HOUSE REPUBLICANS nominated Rep. Paul D. Ryan (R-Wis.) to serve as the next speaker Wednesday afternoon, setting up a Thursday floor vote that should make his ascent official. We wish him luck. Mr. Ryan promised last week that his speakership would bring “real reform.” Every American should hope he succeeds in establishing a governing majority that acts on issues Congress has let fester for years — and that the rules changes he demands will enable him to act with less fear of Freedom Caucus conservatives than outgoing Speaker John A. Boehner (R-Ohio).
Yet he faces several grave challenges, some self-imposed. Top among them is that Mr. Ryan promised hard-right members of Congress that he would respect the informal “Hastert Rule,” which requires that a majority of the majority party in the House favor a bill for it to get a floor vote. Adherence to the rule unwisely blocks important policies that would win a majority of House members if they came to an up-or-down vote, restricting the House’s ability to work on behalf of a majority of Americans. In fact, the budget deal Mr. Boehner just struck with the White House violated the Hastert Rule, passing the House Wednesday with only 79 Republicans voting “yes.” Yet the deal will keep the government’s debt payments current and its lights on. It would have been better for Mr. Ryan to have refused to have his hands tied.
Congress, moreover, seems to be in the process of punting the most important issues until after the next president is sworn in. Mr. Ryan promised to keep comprehensive immigration reform off the table as long as President Obama was in the White House. Mr. Boehner’s budget deal will keep the government funded for two more years, so there will be less opportunity to tackle the country’s long-term budget imbalances until early 2017.
That leaves Mr. Ryan — and the country — with a clipped agenda over the next two years. He may waste more of the people’s time attempting to repeal Obamacare. But he might also push to reform corporate taxes and federal anti-poverty programs. He has already devoted considerable energy to these matters, which could produce useful results. If done carefully, for example, corporate tax reform could boost U.S. competitiveness and provide some cash for the government to invest in infrastructure. Yet a House in which the hard right still holds considerable sway could easily sit more or less idle instead.
Mr. Ryan, meanwhile, can’t assume that a Republican will be in the White House in 2017 to make it easier for him to tackle immigration and the budget. Even if there is a GOP president, measures such as raising the debt limit will remain unpopular necessities — and very difficult to pull off without Democratic votes.

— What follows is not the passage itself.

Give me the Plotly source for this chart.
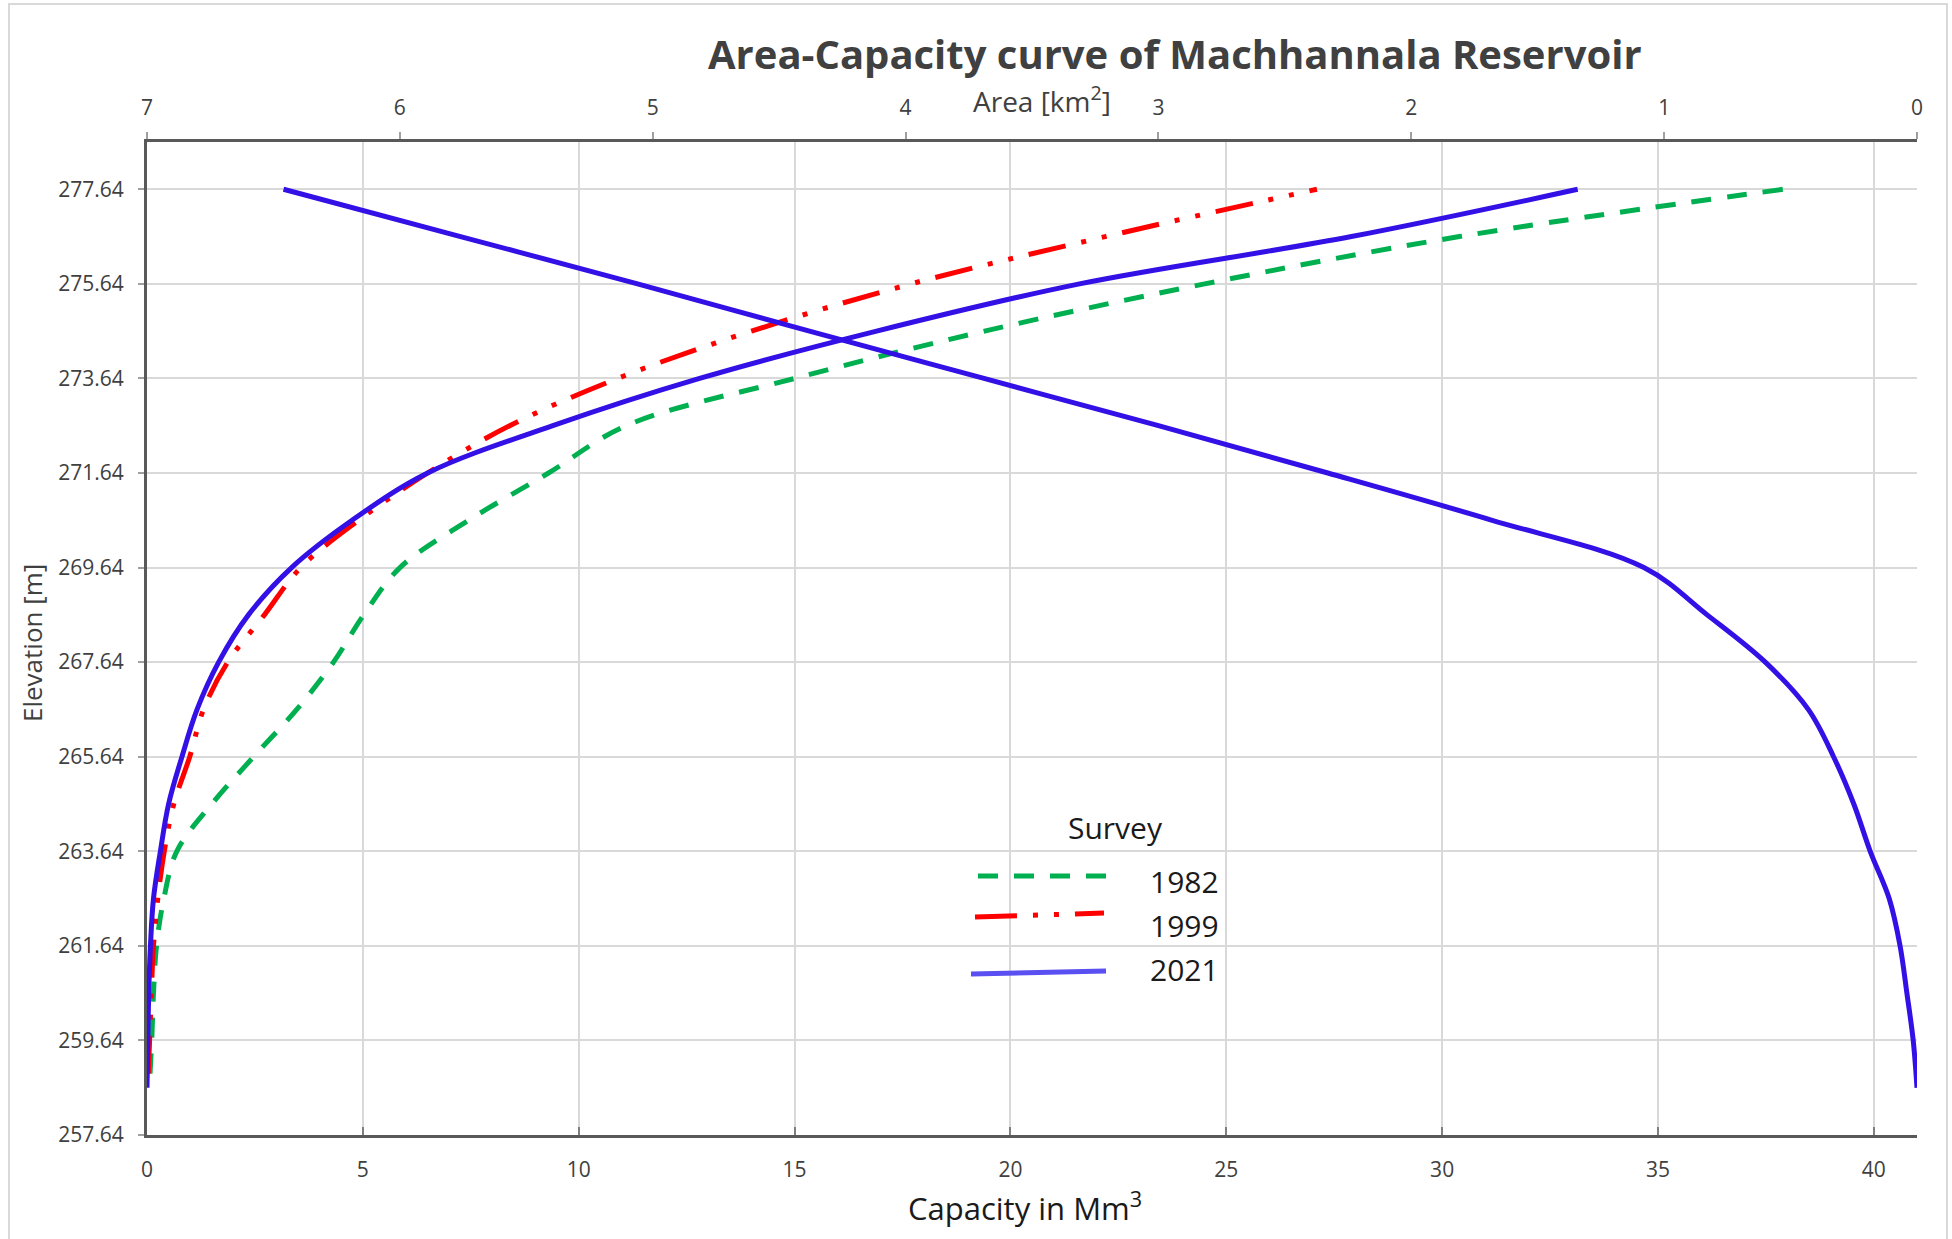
import plotly.graph_objects as go

# ---- survey data -------------------------------------------------------
elev_1982 = [258.94, 259.64, 260.64, 261.64, 262.64, 263.64, 264.64, 265.64, 266.64, 267.64,
             268.64, 269.64, 270.64, 271.64, 272.64, 273.64, 274.64, 275.64, 276.64, 277.64]
cap_1982 = [0.07, 0.11, 0.15, 0.22, 0.39, 0.69, 1.50, 2.47, 3.47, 4.32,
            5.02, 5.86, 7.45, 9.30, 11.1, 15.0, 19.4, 24.5, 30.4, 37.9]

elev_1999 = [258.94, 259.64, 260.64, 261.64, 262.64, 263.64, 264.64, 265.64, 266.64, 267.64,
             268.64, 269.64, 270.64, 271.64, 272.64, 273.64, 274.64, 275.64, 276.64, 277.64]
cap_1999 = [0.03, 0.06, 0.10, 0.15, 0.25, 0.40, 0.62, 0.99, 1.31, 1.87,
            2.72, 3.56, 4.90, 6.50, 8.40, 10.9, 14.0, 17.7, 22.2, 27.1]

elev_2021 = [258.64, 259.64, 260.64, 261.64, 262.64, 263.64, 264.64, 265.64, 266.64, 267.64,
             268.64, 269.64, 270.64, 271.64, 272.64, 273.64, 274.64, 275.64, 276.64, 277.64]
cap_2021 = [0.00, 0.02, 0.04, 0.08, 0.15, 0.31, 0.50, 0.81, 1.16, 1.66,
            2.35, 3.35, 4.75, 6.50, 9.40, 12.8, 16.9, 21.6, 27.9, 33.14]
area_2021 = [0.000, 0.015, 0.040, 0.067, 0.110, 0.185, 0.250, 0.330, 0.430, 0.600,
             0.830, 1.080, 1.680, 2.330, 3.000, 3.690, 4.380, 5.060, 5.760, 6.460]

elev_ticks = [257.64 + 2 * i for i in range(11)]
cap_ticks = [0, 5, 10, 15, 20, 25, 30, 35, 40]
area_ticks = [0, 1, 2, 3, 4, 5, 6, 7]

survey_labels = ["1982", "1999", "2021"]

GREEN = "#00b050"
RED = "#ff0000"
BLUE = "#3210e6"
FONT = "Open Sans"

W, H = 1952, 1239
L, R, T, B = 147, 35, 142, 104
PW, PH = W - L - R, H - T - B


def px(x, y):
    """Pixel position -> paper coordinates."""
    return (x - L) / PW, (H - B - y) / PH


SMOOTH = 1.0

fig = go.Figure()

fig.add_trace(go.Scatter(
    x=cap_1982, y=elev_1982, mode="lines", name=survey_labels[0],
    line=dict(color=GREEN, width=5, dash="20px,16px", shape="spline", smoothing=SMOOTH),
    xaxis="x", yaxis="y"))
fig.add_trace(go.Scatter(
    x=cap_1999, y=elev_1999, mode="lines", name=survey_labels[1],
    line=dict(color=RED, width=5, dash="38px,16px,5px,16px,5px,16px", shape="spline",
              smoothing=SMOOTH),
    xaxis="x", yaxis="y"))
fig.add_trace(go.Scatter(
    x=cap_2021, y=elev_2021, mode="lines", name=survey_labels[2],
    line=dict(color=BLUE, width=5, shape="spline", smoothing=SMOOTH),
    xaxis="x", yaxis="y"))
fig.add_trace(go.Scatter(
    x=area_2021, y=elev_2021, mode="lines", name=survey_labels[2] + " area",
    line=dict(color=BLUE, width=5, shape="spline", smoothing=SMOOTH),
    xaxis="x2", yaxis="y"))

tickfont = dict(family=FONT, size=21, color="#404040")
axis_line = "#595959"
grid = "#d9d9d9"

fig.update_layout(
    width=W, height=H,
    margin=dict(l=L, r=R, t=T, b=B),
    paper_bgcolor="white", plot_bgcolor="white",
    showlegend=False,
    xaxis=dict(range=[0, 41], tickvals=cap_ticks, ticks="inside", ticklen=8, tickwidth=2,
               tickcolor="#7f7f7f", showline=True, linecolor=axis_line, linewidth=3,
               showgrid=True, gridcolor=grid, gridwidth=1.5, zeroline=False,
               tickfont=tickfont, ticklabelstandoff=14, anchor="y"),
    xaxis2=dict(range=[7, 0], tickvals=area_ticks, ticks="outside", ticklen=7, tickwidth=2,
                tickcolor="#a0a0a0", showline=True, linecolor=axis_line, linewidth=3,
                showgrid=False, zeroline=False, overlaying="x", side="top", anchor="y",
                tickfont=tickfont, ticklabelstandoff=9),
    yaxis=dict(range=[257.64, 278.64], tickvals=elev_ticks,
               ticktext=[f"{v:.2f}" for v in elev_ticks], ticks="outside", ticklen=6,
               tickwidth=2, tickcolor="#a0a0a0", showline=True, linecolor=axis_line,
               linewidth=3, showgrid=True, gridcolor=grid, gridwidth=1.5, zeroline=False,
               tickfont=tickfont, ticklabelstandoff=10),
    yaxis2=dict(range=[257.64, 278.64], overlaying="y", side="right", showline=True,
                linecolor="black", linewidth=4, showticklabels=False, ticks="",
                showgrid=False, zeroline=False),
)

annotations = []


def note(text, x, y, size, color="#1a1a1a", angle=0, bold=False):
    xp, yp = px(x, y)
    annotations.append(dict(
        text=f"<b>{text}</b>" if bold else text, x=xp, y=yp, xref="paper", yref="paper",
        xanchor="center", yanchor="middle", showarrow=False, textangle=angle,
        font=dict(family=FONT, size=size, color=color)))


note("Area-Capacity curve of Machhannala Reservoir", 1175, 54, 40, color="#404040", bold=True)
note("Area [km<sup>2</sup>]", 1042, 100, 28, color="#404040")
note("Capacity in Mm<sup>3</sup>", 1025, 1206, 31)
note("Elevation [m]", 32, 643, 26, color="#404040", angle=-90)

# legend block
note("Survey", 1115, 827, 30)
legend_rows = [
    (survey_labels[0], GREEN, "20px,16px", (978, 876, 1112, 876), 881),
    (survey_labels[1], RED, "42px,16px,5px,16px,5px,16px", (975, 917, 1104, 913), 925),
    (survey_labels[2], "#5a50f2", "solid", (971, 974, 1106, 971), 969),
]
shapes = []
for label, color, dash, (x0, y0, x1, y1), ty in legend_rows:
    p0 = px(x0, y0)
    p1 = px(x1, y1)
    shapes.append(dict(type="line", xref="paper", yref="paper", x0=p0[0], y0=p0[1],
                       x1=p1[0], y1=p1[1], line=dict(color=color, width=5, dash=dash)))
    note(label, 1184, ty, 30)

# outer chart frame
f0 = px(9, 1245)
f1 = px(1947, 4)
shapes.append(dict(type="rect", xref="paper", yref="paper", x0=f0[0], y0=f0[1],
                   x1=f1[0], y1=f1[1], line=dict(color="#d9d9d9", width=2), layer="below"))

fig.update_layout(annotations=annotations, shapes=shapes)

fig.write_html("out.html")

Mr. Ryan attempted to seek the speaker’s gavel on his own terms, informing the GOP caucus that he would not take the job unless the right wing put down one of its weapons, a procedure to remove the speaker by majority vote. Yet that alone will not solve the House’s dysfunction. At some point during his speakership, it is likely that Mr. Ryan will have to choose between failing the country or violating one of the pledges he made to conservatives. When that happens, we hope and trust that he will make the right choice.